The April 8 motion seeks sanctions against Boies Schiller chairman David Boies and law firm co-managing partner Sigrid McCawley, Law360 reports.
The agreement signed by lead plaintiff Danielle Bensky “expressly releases” the co-executors from liability, the motion says. Boies negotiated the terms of the release, which contained McCawley’s signature, according to the motion.
“Simply invoking the name ‘Epstein’ in this case does not change the law and cannot excuse plaintiffs’ counsel’s effort to end-run well-established legal principles that favor final resolution of claims in return for release from liability,” the sanctions motions says.
The defendants seeking sanctions are Darren K. Indyke and Richard D. Kahn.
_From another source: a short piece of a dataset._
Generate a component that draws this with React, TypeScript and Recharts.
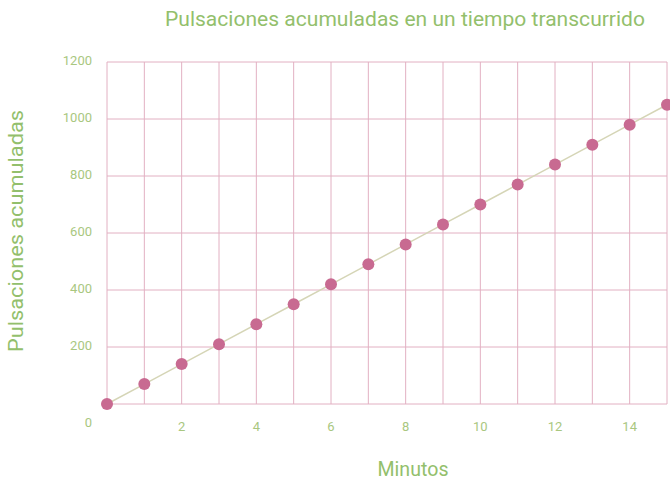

Indyke was Epstein’s personal lawyer, and Kahn was his accountant, according to the class action suit, filed in February in federal court in New York City.
Law360 had previous coverage.
The money used to create the victims’ compensation fund came from a trust created by Epstein and revised two days before he hanged himself while in prison, according to the suit.
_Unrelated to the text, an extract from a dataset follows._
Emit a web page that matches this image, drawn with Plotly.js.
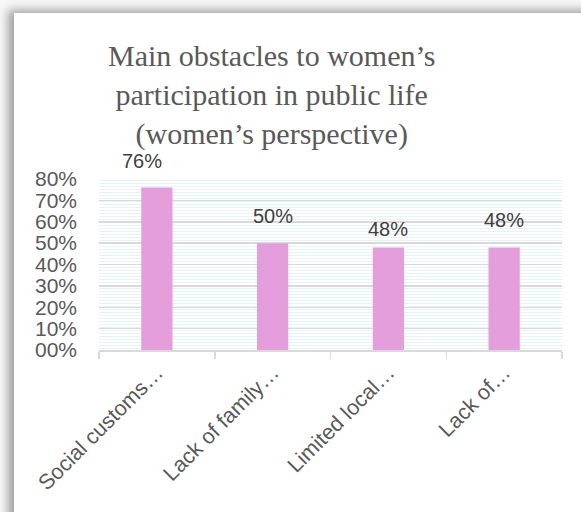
<!DOCTYPE html>
<html>
<head>
<meta charset="utf-8">
<script src="https://cdn.plot.ly/plotly-3.0.1.min.js"></script>
<style>
  html, body { margin: 0; padding: 0; width: 581px; height: 512px; overflow: hidden; background: #f7f7f7; }
  #card { position: absolute; left: 14px; top: 13px; width: 620px; height: 540px; background: #ffffff;
          box-shadow: -6px -3px 9px rgba(0,0,0,0.35); }
  #chart { position: absolute; left: 0; top: 0; width: 581px; height: 512px; }
</style>
</head>
<body>
<div id="card"></div>
<div id="chart"></div>
<script>
// ---- data ----
const categories = ["Social customs…", "Lack of family…", "Limited local…", "Lack of…"];
const values = [0.76, 0.50, 0.48, 0.48];
const valueLabels = ["76%", "50%", "48%", "48%"];
const yTickValues = [0, 0.1, 0.2, 0.3, 0.4, 0.5, 0.6, 0.7, 0.8];
const yTickLabels = ["00%", "10%", "20%", "30%", "40%", "50%", "60%", "70%", "80%"];

// label placement tweaks (style only)
const labelXShift = [-15, 0, 0, 0];
const labelYShift = [14, 14, 5, 14];

const trace = {
  type: "bar",
  x: categories,
  y: values,
  marker: { color: "#E49EDC" },
  hoverinfo: "none"
};

const annotations = categories.map((c, i) => ({
  x: c, y: values[i], xref: "x", yref: "y",
  text: valueLabels[i], showarrow: false,
  xanchor: "center", yanchor: "bottom",
  xshift: labelXShift[i], yshift: labelYShift[i],
  font: { family: "Liberation Sans, Arial, sans-serif", size: 20, color: "#404040" }
}));

// faint striped plot-area fill (decoration)
const shapes = [];
const nStripes = 57;
for (let i = 0; i < nStripes; i++) {
  const yy = (i + 0.5) / nStripes;
  shapes.push({ type: "line", xref: "paper", yref: "paper", x0: 0, x1: 1, y0: yy, y1: yy,
    line: { color: "#E8F2FA", width: 1 }, layer: "below" });
}

annotations.push({
  text: "Main obstacles to women’s<br>participation in public life<br>(women’s perspective)",
  xref: "paper", yref: "paper", x: (271 - 99) / 463, y: 1 + (178.5 - 36) / 171.5,
  xanchor: "center", yanchor: "top", showarrow: false, align: "center",
  font: { family: "Liberation Serif, 'DejaVu Serif', serif", size: 30, color: "#595959" }
});

const layout = {
  width: 581, height: 512,
  margin: { l: 99, r: 19, t: 178.5, b: 162 },
  paper_bgcolor: "rgba(0,0,0,0)",
  plot_bgcolor: "rgba(0,0,0,0)",
  showlegend: false,
  bargap: 0.73,
  xaxis: {
    type: "category",
    tickson: "boundaries",
    ticks: "outside", ticklen: 7, tickcolor: "#D9D9D9", tickwidth: 1.5,
    showline: true, linecolor: "#D9D9D9", linewidth: 1.5,
    showgrid: false,
    tickangle: -45,
    tickfont: { family: "Liberation Sans, Arial, sans-serif", size: 21.5, color: "#595959" }
  },
  yaxis: {
    range: [0, 0.8],
    tickvals: yTickValues, ticktext: yTickLabels,
    showgrid: true, gridcolor: "#D9D9D9", gridwidth: 1.5,
    zeroline: false, showline: false, ticks: "",
    ticklabelstandoff: 21,
    tickfont: { family: "Liberation Sans, Arial, sans-serif", size: 21, color: "#595959" }
  },
  shapes: shapes,
  annotations: annotations
};

Plotly.newPlot("chart", [trace], layout, { staticPlot: true, displayModeBar: false });
</script>
</body>
</html>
The suit alleges that Indyke and Kahn facilitated the sex trafficking when they obtained “large stacks of cash” that Epstein used to pay hush money and recruit underage victims into his sex-trafficking operation, according to the previous Law360 story. Bank withdrawals were structured to avoid reporting requirements, according to the suit.
The suit says the co-executors concealed the extent of the Epstein enterprise from Bensky and the class action plaintiffs after Epstein’s death and publicly denied that they were an integral part of the operation.
The motion for sanctions says Boies and McCawley offered four rationales for voiding the release in discussions before the suit was filed. The rationales are “frivolous,” the motion asserts.
Those rationales are that the co-executors procured the release by fraud, that they provided no consideration for the liability release, that they exceeded their authority by having the release cover them, and that there was no release from claims that arose after New York gave adults a one-year window to sue for past abuse under the Adult Survivors Act.
Boies and McCawley released a statement to the ABA Journal that said the defendants’ attempts to seek sanctions “are as hollow as they are typical. Threats and intimidation may have been an effective tool for silencing vulnerable young girls alone and without anyone to represent or support them. That time has [passed]. The brave survivors of Epstein’s abuse cannot now be intimidated into silence. Mr. Indyke, Mr. Kahn and their counsel should be further ashamed for trying.”
The sanctions bid “fails for many independent reasons,” the statement said.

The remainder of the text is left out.